WRITTEN REQUEST:
Search the material below for the word "with". Copy every line that has it.

PROVIDED DATA:
--

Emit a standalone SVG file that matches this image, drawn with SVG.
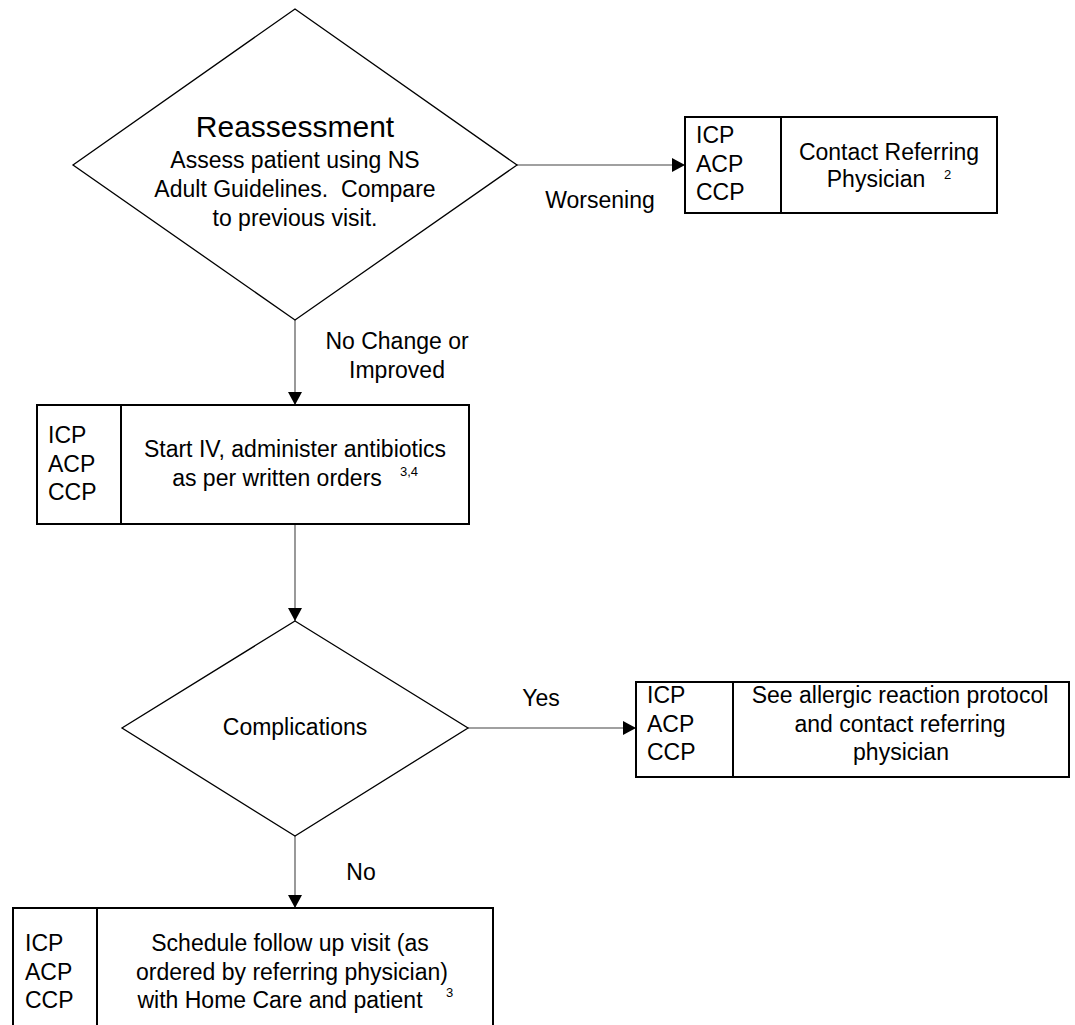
<svg xmlns="http://www.w3.org/2000/svg" width="1075" height="1025" viewBox="0 0 1075 1025">
<style>
text{font-family:"Liberation Sans",Arial,sans-serif;font-size:23px;fill:#000}
.c{text-anchor:middle}
.t{font-size:30px}
.s{font-size:13px}
.dia{fill:#fff;stroke:#000;stroke-width:1.3}
.box{fill:#fff;stroke:#000;stroke-width:2}
.conn{stroke:#808080;stroke-width:1.6;fill:none}
</style>
<defs>
<marker id="ah" markerUnits="userSpaceOnUse" markerWidth="14" markerHeight="14" refX="13" refY="7" orient="auto">
<path d="M0,0 L13,7 L0,14 z" fill="#000"/>
</marker>
</defs>
<rect width="1075" height="1025" fill="#fff"/>
<g id="connectors">
<line class="conn" x1="517" y1="165" x2="685" y2="165" marker-end="url(#ah)"/>
<line class="conn" x1="295" y1="320" x2="295" y2="405" marker-end="url(#ah)"/>
<line class="conn" x1="295" y1="524" x2="295" y2="621" marker-end="url(#ah)"/>
<line class="conn" x1="468" y1="728" x2="636" y2="728" marker-end="url(#ah)"/>
<line class="conn" x1="295" y1="836" x2="295" y2="908" marker-end="url(#ah)"/>
<text class="c" x="600" y="208">Worsening</text>
<text class="c" x="397" y="349">No Change or</text>
<text class="c" x="397" y="378">Improved</text>
<text class="c" x="541" y="706">Yes</text>
<text class="c" x="361" y="880">No</text>
</g>
<g id="reassessment">
<polygon class="dia" points="295,9 517,165 295,320 73,165"/>
<text class="c t" x="295" y="137">Reassessment</text>
<text class="c" x="295" y="168">Assess patient using NS</text>
<text class="c" x="295" y="197">Adult Guidelines.&#160; Compare</text>
<text class="c" x="295" y="226">to previous visit.</text>
</g>
<g id="contact-referring">
<rect class="box" x="685" y="117" width="312" height="96"/>
<line class="box" x1="781" y1="117" x2="781" y2="213"/>
<text x="696" y="143">ICP</text>
<text x="696" y="172">ACP</text>
<text x="696" y="200">CCP</text>
<text class="c" x="889" y="160">Contact Referring</text>
<text class="c" x="876" y="187">Physician</text>
<text class="s" x="944" y="179">2</text>
</g>
<g id="start-iv">
<rect class="box" x="37" y="405" width="432" height="119"/>
<line class="box" x1="121" y1="405" x2="121" y2="524"/>
<text x="48" y="443">ICP</text>
<text x="48" y="472">ACP</text>
<text x="48" y="500">CCP</text>
<text class="c" x="295" y="457">Start IV, administer antibiotics</text>
<text class="c" x="277" y="486">as per written orders</text>
<text class="s" x="400" y="476">3,4</text>
</g>
<g id="complications">
<polygon class="dia" points="295,621 468,728 295,836 122,728"/>
<text class="c" x="295" y="735">Complications</text>
</g>
<g id="allergic-reaction">
<rect class="box" x="636" y="682" width="433" height="95"/>
<line class="box" x1="733" y1="682" x2="733" y2="777"/>
<text x="647" y="703">ICP</text>
<text x="647" y="732">ACP</text>
<text x="647" y="760">CCP</text>
<text class="c" x="900" y="703">See allergic reaction protocol</text>
<text class="c" x="900" y="732">and contact referring</text>
<text class="c" x="901" y="760">physician</text>
</g>
<g id="follow-up">
<rect class="box" x="13" y="908" width="480" height="140"/>
<line class="box" x1="97" y1="908" x2="97" y2="1048"/>
<text x="25" y="951">ICP</text>
<text x="25" y="980">ACP</text>
<text x="25" y="1008">CCP</text>
<text class="c" x="290" y="951">Schedule follow up visit (as</text>
<text class="c" x="292" y="980">ordered by referring physician)</text>
<text class="c" x="280" y="1008">with Home Care and patient</text>
<text class="s" x="446" y="997">3</text>
</g>
</svg>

--

RESULT OF THIS TASK:
Emit a standalone SVG file that matches this image, drawn with SVG.
<text class="c" x="280" y="1008">with Home Care and patient</text>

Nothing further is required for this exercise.